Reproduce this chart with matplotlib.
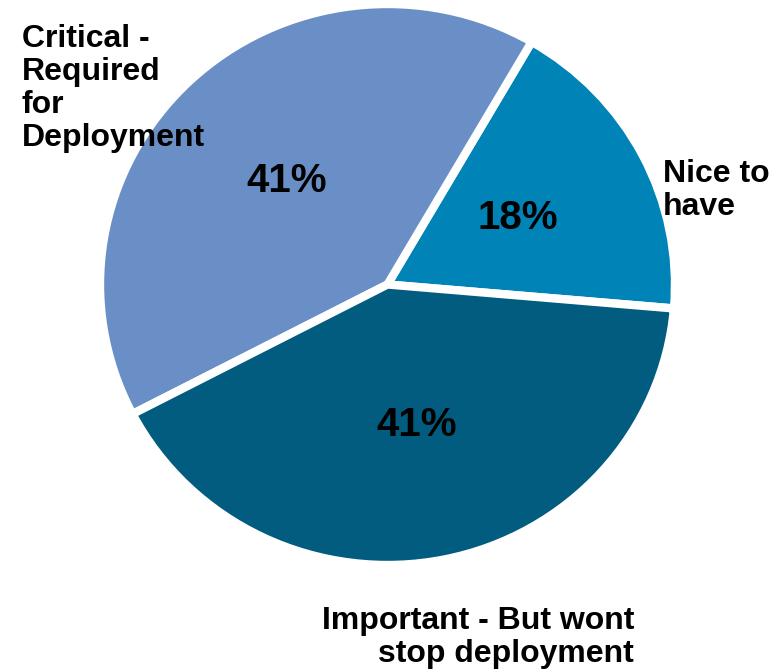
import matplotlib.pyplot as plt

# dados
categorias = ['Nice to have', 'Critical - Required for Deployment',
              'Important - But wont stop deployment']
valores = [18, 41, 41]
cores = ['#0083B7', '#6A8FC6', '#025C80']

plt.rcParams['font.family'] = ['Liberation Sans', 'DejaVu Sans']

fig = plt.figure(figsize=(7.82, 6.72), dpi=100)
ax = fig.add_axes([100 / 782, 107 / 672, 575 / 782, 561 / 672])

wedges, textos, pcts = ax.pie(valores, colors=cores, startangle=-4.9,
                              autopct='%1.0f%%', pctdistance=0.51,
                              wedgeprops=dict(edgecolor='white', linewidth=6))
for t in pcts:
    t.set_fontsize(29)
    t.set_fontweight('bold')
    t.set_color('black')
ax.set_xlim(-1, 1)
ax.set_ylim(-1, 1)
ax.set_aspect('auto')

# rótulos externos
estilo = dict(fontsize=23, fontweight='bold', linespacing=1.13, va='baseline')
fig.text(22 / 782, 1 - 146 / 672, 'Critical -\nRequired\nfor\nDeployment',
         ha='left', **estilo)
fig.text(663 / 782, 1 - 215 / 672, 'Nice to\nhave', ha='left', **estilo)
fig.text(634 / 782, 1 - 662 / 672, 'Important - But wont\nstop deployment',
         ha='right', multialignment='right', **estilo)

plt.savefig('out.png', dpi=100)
---
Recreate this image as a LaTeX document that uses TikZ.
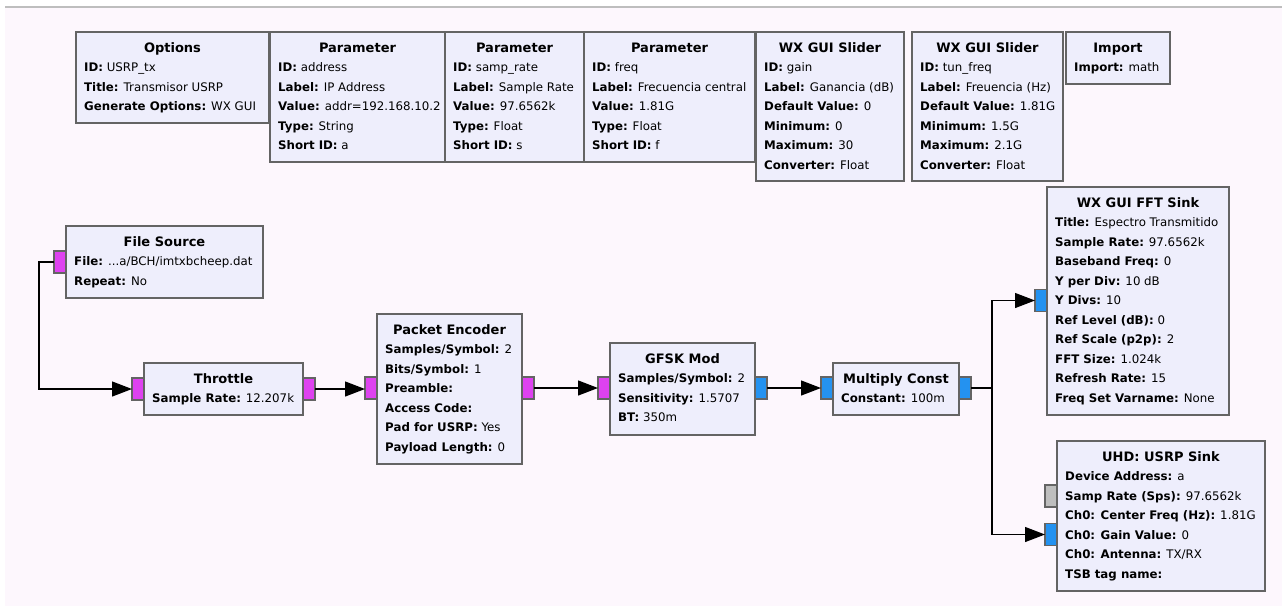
--
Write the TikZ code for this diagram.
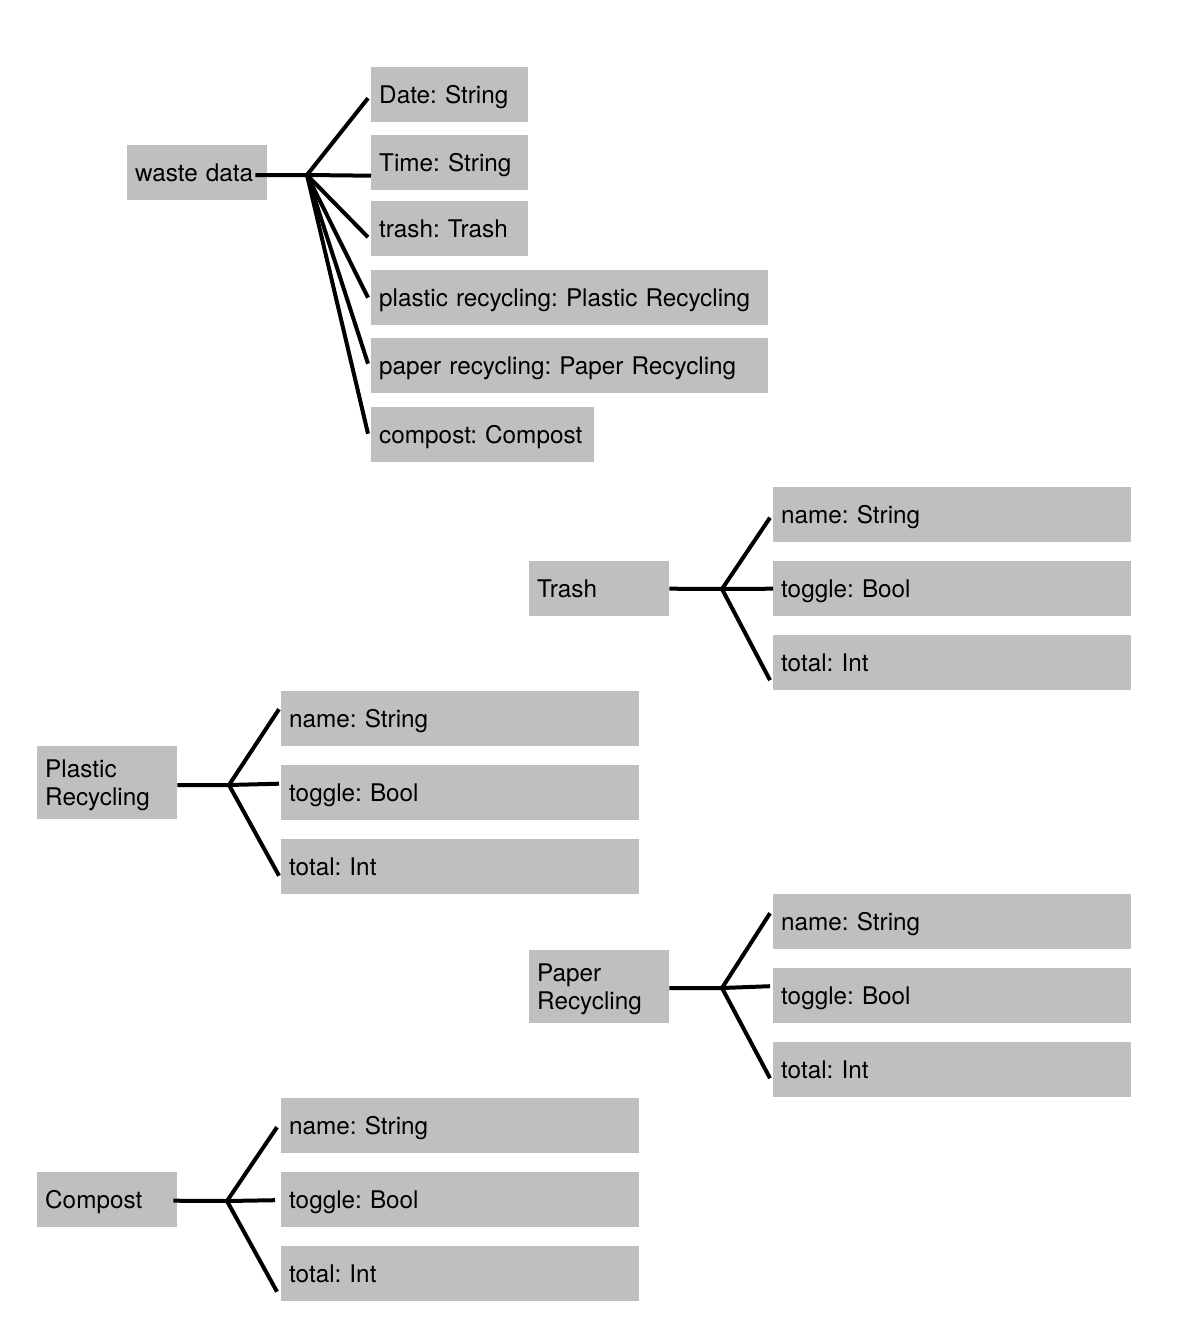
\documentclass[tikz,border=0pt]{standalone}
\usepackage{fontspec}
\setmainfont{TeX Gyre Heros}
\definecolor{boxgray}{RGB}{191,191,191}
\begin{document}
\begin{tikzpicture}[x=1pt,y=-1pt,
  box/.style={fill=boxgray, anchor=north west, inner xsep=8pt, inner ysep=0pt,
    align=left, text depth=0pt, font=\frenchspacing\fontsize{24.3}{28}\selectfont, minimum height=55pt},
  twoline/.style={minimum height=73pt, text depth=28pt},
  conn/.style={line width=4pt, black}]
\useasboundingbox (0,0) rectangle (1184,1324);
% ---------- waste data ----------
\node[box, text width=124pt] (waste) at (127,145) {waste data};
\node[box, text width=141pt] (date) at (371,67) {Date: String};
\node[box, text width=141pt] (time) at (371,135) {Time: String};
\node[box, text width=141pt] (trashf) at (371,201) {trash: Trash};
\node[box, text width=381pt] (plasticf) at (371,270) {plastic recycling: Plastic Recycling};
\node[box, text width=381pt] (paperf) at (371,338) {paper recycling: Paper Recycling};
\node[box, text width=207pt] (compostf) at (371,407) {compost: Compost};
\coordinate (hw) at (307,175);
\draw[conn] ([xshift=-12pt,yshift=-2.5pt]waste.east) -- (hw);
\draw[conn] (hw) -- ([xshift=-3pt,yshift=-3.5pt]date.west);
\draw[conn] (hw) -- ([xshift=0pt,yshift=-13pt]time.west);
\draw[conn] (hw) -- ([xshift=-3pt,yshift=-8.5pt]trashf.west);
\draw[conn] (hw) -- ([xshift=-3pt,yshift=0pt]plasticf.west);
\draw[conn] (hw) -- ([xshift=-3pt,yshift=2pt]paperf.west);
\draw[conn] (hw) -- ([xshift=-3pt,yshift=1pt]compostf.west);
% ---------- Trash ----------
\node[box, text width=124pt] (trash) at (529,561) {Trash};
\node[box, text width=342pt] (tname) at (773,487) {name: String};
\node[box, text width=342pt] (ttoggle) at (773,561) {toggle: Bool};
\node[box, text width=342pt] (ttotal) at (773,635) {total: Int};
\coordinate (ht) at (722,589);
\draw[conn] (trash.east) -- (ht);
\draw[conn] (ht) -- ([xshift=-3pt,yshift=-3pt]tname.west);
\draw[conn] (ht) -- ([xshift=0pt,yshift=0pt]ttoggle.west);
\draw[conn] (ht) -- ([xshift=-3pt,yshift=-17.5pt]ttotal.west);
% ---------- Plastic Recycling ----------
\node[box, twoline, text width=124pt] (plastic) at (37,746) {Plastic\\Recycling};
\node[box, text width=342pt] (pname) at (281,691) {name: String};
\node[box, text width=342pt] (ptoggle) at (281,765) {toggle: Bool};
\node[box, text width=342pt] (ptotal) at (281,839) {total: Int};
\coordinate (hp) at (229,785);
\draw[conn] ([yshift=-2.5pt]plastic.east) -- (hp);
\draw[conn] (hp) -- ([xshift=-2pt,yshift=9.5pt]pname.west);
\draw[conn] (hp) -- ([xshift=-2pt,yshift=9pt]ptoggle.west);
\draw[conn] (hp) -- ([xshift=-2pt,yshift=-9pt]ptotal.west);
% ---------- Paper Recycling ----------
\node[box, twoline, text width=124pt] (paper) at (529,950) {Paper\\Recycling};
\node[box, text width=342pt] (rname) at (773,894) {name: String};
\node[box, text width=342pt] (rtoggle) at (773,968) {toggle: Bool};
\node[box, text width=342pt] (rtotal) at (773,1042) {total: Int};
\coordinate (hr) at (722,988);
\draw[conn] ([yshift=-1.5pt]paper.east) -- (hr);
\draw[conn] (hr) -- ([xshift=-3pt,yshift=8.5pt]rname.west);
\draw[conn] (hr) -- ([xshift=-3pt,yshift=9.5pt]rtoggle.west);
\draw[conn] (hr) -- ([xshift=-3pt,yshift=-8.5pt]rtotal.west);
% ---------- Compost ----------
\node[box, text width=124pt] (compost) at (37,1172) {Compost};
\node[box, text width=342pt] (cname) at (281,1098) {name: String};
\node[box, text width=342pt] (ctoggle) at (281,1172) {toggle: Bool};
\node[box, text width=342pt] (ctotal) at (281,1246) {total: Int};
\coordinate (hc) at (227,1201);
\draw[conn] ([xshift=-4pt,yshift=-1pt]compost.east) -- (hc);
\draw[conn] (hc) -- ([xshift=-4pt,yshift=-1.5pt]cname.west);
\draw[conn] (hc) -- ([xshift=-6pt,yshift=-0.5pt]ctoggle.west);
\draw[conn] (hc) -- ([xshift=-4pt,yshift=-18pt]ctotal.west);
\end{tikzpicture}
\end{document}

## OBJECTIVE
In the entries above, find the line that contains "Reproduce this chart with matplotlib." and the line that contains "ax = fig.add_axes([100". Reproduce exactly those two lines and every line between them, but not the pictures.

## RESULT BELOW
Reproduce this chart with matplotlib.
import matplotlib.pyplot as plt

# dados
categorias = ['Nice to have', 'Critical - Required for Deployment',
              'Important - But wont stop deployment']
valores = [18, 41, 41]
cores = ['#0083B7', '#6A8FC6', '#025C80']

plt.rcParams['font.family'] = ['Liberation Sans', 'DejaVu Sans']

fig = plt.figure(figsize=(7.82, 6.72), dpi=100)
ax = fig.add_axes([100 / 782, 107 / 672, 575 / 782, 561 / 672])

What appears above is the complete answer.